Elke Aberle, Vitus Zeplichal
Ils se comptent sur les doigts d’une seule main les cinéastes qui, dans les années 1970, ont su allier un exceptionnelle maîtrise technique à une créativité narrative traquant sous toutes ses formes la misère affective.
Créativité brute, chevillée à un réel réinventé avec une franchise surprenante qui ne laisse place à aucune illusion et encore moins à tout hypothétique happy end.
Un réel fait de tourments, de déchirements, d’incapacités à s’adapter à cette société allemande d’après-guerre lancée, pour oublier ?, à corps perdu dans une compulsion consumériste présentée à la fois comme la cause et la conséquence du miracle allemand.

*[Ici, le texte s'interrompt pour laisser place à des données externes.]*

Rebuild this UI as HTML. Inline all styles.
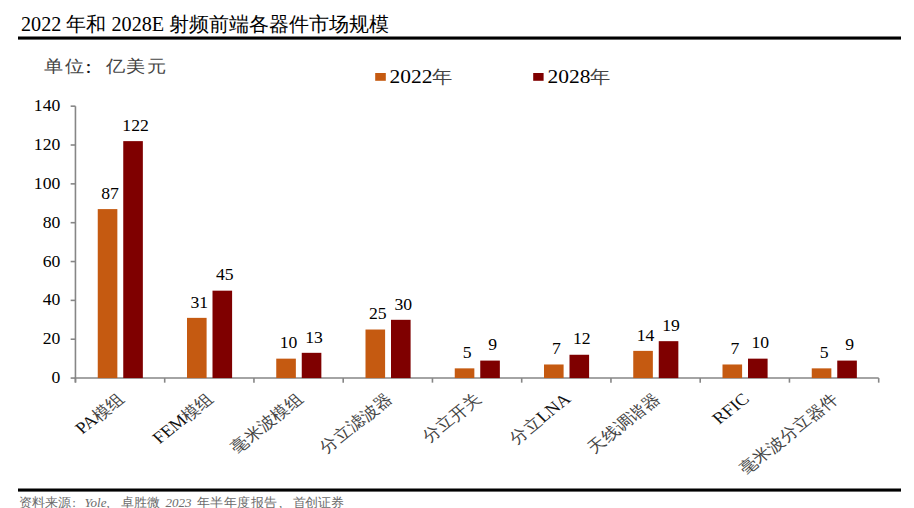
<!DOCTYPE html>
<html><head><meta charset="utf-8"><style>
html,body{margin:0;padding:0;background:#fff;}
body{width:914px;height:508px;position:relative;overflow:hidden;font-family:"Liberation Serif",serif;}
.abs{position:absolute;white-space:nowrap;}
#title{left:21px;top:11.5px;font-size:20.2px;line-height:24px;color:#000;}
.rule{position:absolute;left:18px;width:883px;height:3px;background:#000;}
.ft text{font-size:13px;fill:#6b6b6b;}
svg{position:absolute;left:0;top:0;}
.n{font-size:15.65px;fill:#000;}
.c{font-size:15.7px;fill:#444;}
.lat{font-size:16.6px;fill:#111;}
.u{font-size:16.6px;fill:#444;letter-spacing:1.45px;}
.g{font-size:19px;fill:#000;}
.uc{font-size:19px;fill:#111;}
.gy{font-size:17.5px;fill:#444;}
text{font-family:"Liberation Serif",serif;}
</style></head><body>
<div id="title" class="abs">2022 年和 2028E 射频前端各器件市场规模</div>
<svg width="914" height="508" viewBox="0 0 914 508">
<line x1="75.45" y1="106.17" x2="75.45" y2="382.57" stroke="#868686" stroke-width="1.6"/>
<line x1="74.65" y1="378.07" x2="878.70" y2="378.07" stroke="#868686" stroke-width="1.6"/>
<line x1="70.65" y1="378.07" x2="75.45" y2="378.07" stroke="#868686" stroke-width="1.6"/>
<text transform="translate(60.30,383.17) scale(1.13,1)" text-anchor="end" class="n">0</text>
<line x1="70.65" y1="339.23" x2="75.45" y2="339.23" stroke="#868686" stroke-width="1.6"/>
<text transform="translate(60.30,344.33) scale(1.13,1)" text-anchor="end" class="n">20</text>
<line x1="70.65" y1="300.38" x2="75.45" y2="300.38" stroke="#868686" stroke-width="1.6"/>
<text transform="translate(60.30,305.48) scale(1.13,1)" text-anchor="end" class="n">40</text>
<line x1="70.65" y1="261.54" x2="75.45" y2="261.54" stroke="#868686" stroke-width="1.6"/>
<text transform="translate(60.30,266.64) scale(1.13,1)" text-anchor="end" class="n">60</text>
<line x1="70.65" y1="222.70" x2="75.45" y2="222.70" stroke="#868686" stroke-width="1.6"/>
<text transform="translate(60.30,227.80) scale(1.13,1)" text-anchor="end" class="n">80</text>
<line x1="70.65" y1="183.86" x2="75.45" y2="183.86" stroke="#868686" stroke-width="1.6"/>
<text transform="translate(60.30,188.96) scale(1.13,1)" text-anchor="end" class="n">100</text>
<line x1="70.65" y1="145.01" x2="75.45" y2="145.01" stroke="#868686" stroke-width="1.6"/>
<text transform="translate(60.30,150.11) scale(1.13,1)" text-anchor="end" class="n">120</text>
<line x1="70.65" y1="106.17" x2="75.45" y2="106.17" stroke="#868686" stroke-width="1.6"/>
<text transform="translate(60.30,111.27) scale(1.13,1)" text-anchor="end" class="n">140</text>
<line x1="75.45" y1="378.07" x2="75.45" y2="382.67" stroke="#868686" stroke-width="1.6"/>
<line x1="164.70" y1="378.07" x2="164.70" y2="382.67" stroke="#868686" stroke-width="1.6"/>
<line x1="253.95" y1="378.07" x2="253.95" y2="382.67" stroke="#868686" stroke-width="1.6"/>
<line x1="343.20" y1="378.07" x2="343.20" y2="382.67" stroke="#868686" stroke-width="1.6"/>
<line x1="432.45" y1="378.07" x2="432.45" y2="382.67" stroke="#868686" stroke-width="1.6"/>
<line x1="521.70" y1="378.07" x2="521.70" y2="382.67" stroke="#868686" stroke-width="1.6"/>
<line x1="610.95" y1="378.07" x2="610.95" y2="382.67" stroke="#868686" stroke-width="1.6"/>
<line x1="700.20" y1="378.07" x2="700.20" y2="382.67" stroke="#868686" stroke-width="1.6"/>
<line x1="789.45" y1="378.07" x2="789.45" y2="382.67" stroke="#868686" stroke-width="1.6"/>
<line x1="878.70" y1="378.07" x2="878.70" y2="382.67" stroke="#868686" stroke-width="1.6"/>
<rect x="97.75" y="209.10" width="19.6" height="168.97" fill="#C55A11"/>
<text transform="translate(110.05,198.80) scale(1.13,1)" text-anchor="middle" class="n">87</text>
<rect x="123.25" y="141.13" width="19.6" height="236.94" fill="#7F0000"/>
<text transform="translate(135.55,130.83) scale(1.13,1)" text-anchor="middle" class="n">122</text>
<text transform="translate(125.58,400.37) scale(1.13,1) rotate(-42)" text-anchor="end" class="c"><tspan class="lat">PA</tspan>模组</text>
<rect x="187.00" y="317.86" width="19.6" height="60.21" fill="#C55A11"/>
<text transform="translate(199.30,307.56) scale(1.13,1)" text-anchor="middle" class="n">31</text>
<rect x="212.50" y="290.67" width="19.6" height="87.40" fill="#7F0000"/>
<text transform="translate(224.80,280.37) scale(1.13,1)" text-anchor="middle" class="n">45</text>
<text transform="translate(214.82,400.37) scale(1.13,1) rotate(-42)" text-anchor="end" class="c"><tspan class="lat">FEM</tspan>模组</text>
<rect x="276.25" y="358.65" width="19.6" height="19.42" fill="#C55A11"/>
<text transform="translate(288.55,348.35) scale(1.13,1)" text-anchor="middle" class="n">10</text>
<rect x="301.75" y="352.82" width="19.6" height="25.25" fill="#7F0000"/>
<text transform="translate(314.05,342.52) scale(1.13,1)" text-anchor="middle" class="n">13</text>
<text transform="translate(304.07,400.37) scale(1.13,1) rotate(-42)" text-anchor="end" class="c">毫米波模组</text>
<rect x="365.50" y="329.52" width="19.6" height="48.55" fill="#C55A11"/>
<text transform="translate(377.80,319.22) scale(1.13,1)" text-anchor="middle" class="n">25</text>
<rect x="391.00" y="319.81" width="19.6" height="58.26" fill="#7F0000"/>
<text transform="translate(403.30,309.51) scale(1.13,1)" text-anchor="middle" class="n">30</text>
<text transform="translate(393.32,400.37) scale(1.13,1) rotate(-42)" text-anchor="end" class="c">分立滤波器</text>
<rect x="454.75" y="368.36" width="19.6" height="9.71" fill="#C55A11"/>
<text transform="translate(467.05,358.06) scale(1.13,1)" text-anchor="middle" class="n">5</text>
<rect x="480.25" y="360.59" width="19.6" height="17.48" fill="#7F0000"/>
<text transform="translate(492.55,350.29) scale(1.13,1)" text-anchor="middle" class="n">9</text>
<text transform="translate(482.57,400.37) scale(1.13,1) rotate(-42)" text-anchor="end" class="c">分立开关</text>
<rect x="544.00" y="364.48" width="19.6" height="13.59" fill="#C55A11"/>
<text transform="translate(556.30,354.18) scale(1.13,1)" text-anchor="middle" class="n">7</text>
<rect x="569.50" y="354.76" width="19.6" height="23.31" fill="#7F0000"/>
<text transform="translate(581.80,344.46) scale(1.13,1)" text-anchor="middle" class="n">12</text>
<text transform="translate(571.83,400.37) scale(1.13,1) rotate(-42)" text-anchor="end" class="c">分立<tspan class="lat">LNA</tspan></text>
<rect x="633.25" y="350.88" width="19.6" height="27.19" fill="#C55A11"/>
<text transform="translate(645.55,340.58) scale(1.13,1)" text-anchor="middle" class="n">14</text>
<rect x="658.75" y="341.17" width="19.6" height="36.90" fill="#7F0000"/>
<text transform="translate(671.05,330.87) scale(1.13,1)" text-anchor="middle" class="n">19</text>
<text transform="translate(661.08,400.37) scale(1.13,1) rotate(-42)" text-anchor="end" class="c">天线调谐器</text>
<rect x="722.50" y="364.48" width="19.6" height="13.59" fill="#C55A11"/>
<text transform="translate(734.80,354.18) scale(1.13,1)" text-anchor="middle" class="n">7</text>
<rect x="748.00" y="358.65" width="19.6" height="19.42" fill="#7F0000"/>
<text transform="translate(760.30,348.35) scale(1.13,1)" text-anchor="middle" class="n">10</text>
<text transform="translate(750.33,400.37) scale(1.13,1) rotate(-42)" text-anchor="end" class="c"><tspan class="lat">RFIC</tspan></text>
<rect x="811.75" y="368.36" width="19.6" height="9.71" fill="#C55A11"/>
<text transform="translate(824.05,358.06) scale(1.13,1)" text-anchor="middle" class="n">5</text>
<rect x="837.25" y="360.59" width="19.6" height="17.48" fill="#7F0000"/>
<text transform="translate(849.55,350.29) scale(1.13,1)" text-anchor="middle" class="n">9</text>
<text transform="translate(839.58,400.37) scale(1.13,1) rotate(-42)" text-anchor="end" class="c">毫米波分立器件</text>
<text transform="translate(44.30,71.90) scale(1.13,1)" text-anchor="start" class="u">单位</text>
<text transform="translate(85.60,72.60) scale(1.13,1)" text-anchor="start" class="uc">:</text>
<text transform="translate(105.50,71.90) scale(1.13,1)" text-anchor="start" class="u">亿美元</text>
<rect x="375.2" y="73" width="10.6" height="7.8" fill="#C55A11"/>
<text transform="translate(389.50,82.50) scale(1.13,1)" text-anchor="start" class="g">2022<tspan class="gy">年</tspan></text>
<rect x="533.2" y="73" width="10.4" height="7.8" fill="#7F0000"/>
<text transform="translate(547.50,82.50) scale(1.13,1)" text-anchor="start" class="g">2028<tspan class="gy">年</tspan></text>
<rect x="18" y="36.5" width="883" height="3.1" fill="#000"/>
<rect x="18" y="488.5" width="883" height="3.1" fill="#000"/>
</svg>
<svg width="914" height="508" viewBox="0 0 914 508" class="ft"><text x="19.30 32.20 45.10 58.00" y="506.5">资料来源</text><text x="72.30" y="506.5">:</text><text x="84.50" y="506.5" font-style="italic">Yole</text><text x="106.50" y="506.5">,</text><text x="120.80 133.70 146.60" y="506.5">卓胜微</text><text x="165.50" y="506.5" font-style="italic">2023</text><text x="196.90 210.40 223.90 237.40 250.90 264.40" y="506.5">年半年度报告</text><text x="278.90" y="506.5">,</text><text x="292.70 305.30 317.90 330.50" y="506.5">首创证券</text></svg>
</body></html>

« Ic will … » est un film réalisé pour la télévision (la W.D.R) en 1976. Il était jusqu’à présent inédit sur grand écran.
Bien éloigné des paramètres consensuels et formatés requis par les productions destinées au petit écran - pouvait-on s’étonner qu’après avoir collaboré au concept d’ "antiteater", Fassbinder développe celui d’ "antiTV" ? – « Je veux … » cerne et dessine, à l’aide d’une esthétique minimalisme (gros plans, contre-plongées, couleurs froides ...), un malaise.
Celui d’un ouvrier surendetté dont la folie émerge peu à peu pour éclater avec une rage que rien ne pourra contenir.
Tout concourt pour faire de cette histoire un drame qui mêle fêlure personnelle et prises de conscience historique et sociale : interprétation dense et simple, finesse de l’étude psychologique (*), enfermement des situations dans des plans serrés - chez Fassbinder le plan large et libérateur de tension n’existe presque pas - mise à nu du ressort mélodramatique afin de plus authentiquement faire ressortir la sensibilité toujours à vif des personnages.
Sensibilité qui est chez le cinéaste un moteur et un investissement par lesquels il touche le spectateur qui accepte de ne pas être ménagé, puérilisé dans une vision « hollywoodienne » du Monde.
Chez Fassbinder les personnages échappent rarement au mal être engendré par les non-dits de la génération précédente, celle qui a vécu la nazisme.
Chez Chantal Akerman, les silences recouvrent des paroles de rescapés juifs qui eux aussi ont choisi de se taire.
C’est une bonne idée d’avoir présenté quasi simultanément, dans le cadre de l’Ecran Total, un film (**) de chacun de ces rescapés d’une même tragédie.
Synchronicité qui donne du 7ème art une image de belle et puissante cohérence.
Une cohérence qui interpelle, pousse à réfléchir et donne l’envie de revoir le documentaire consacré au cinéaste par Hans Günter Pflaum, "Ich will nicht nur dass ihr mich liebt - Je ne veux pas seulement que vous m’aimiez - il est en bonus sur le DVD édité par Cinéart "Le droit du plus fort". (mca)
(*) le film est inspiré d’une vignette clinique
(**) « Je, tu, il, elle » de Chantal Akerman a été chroniqué sur ce site.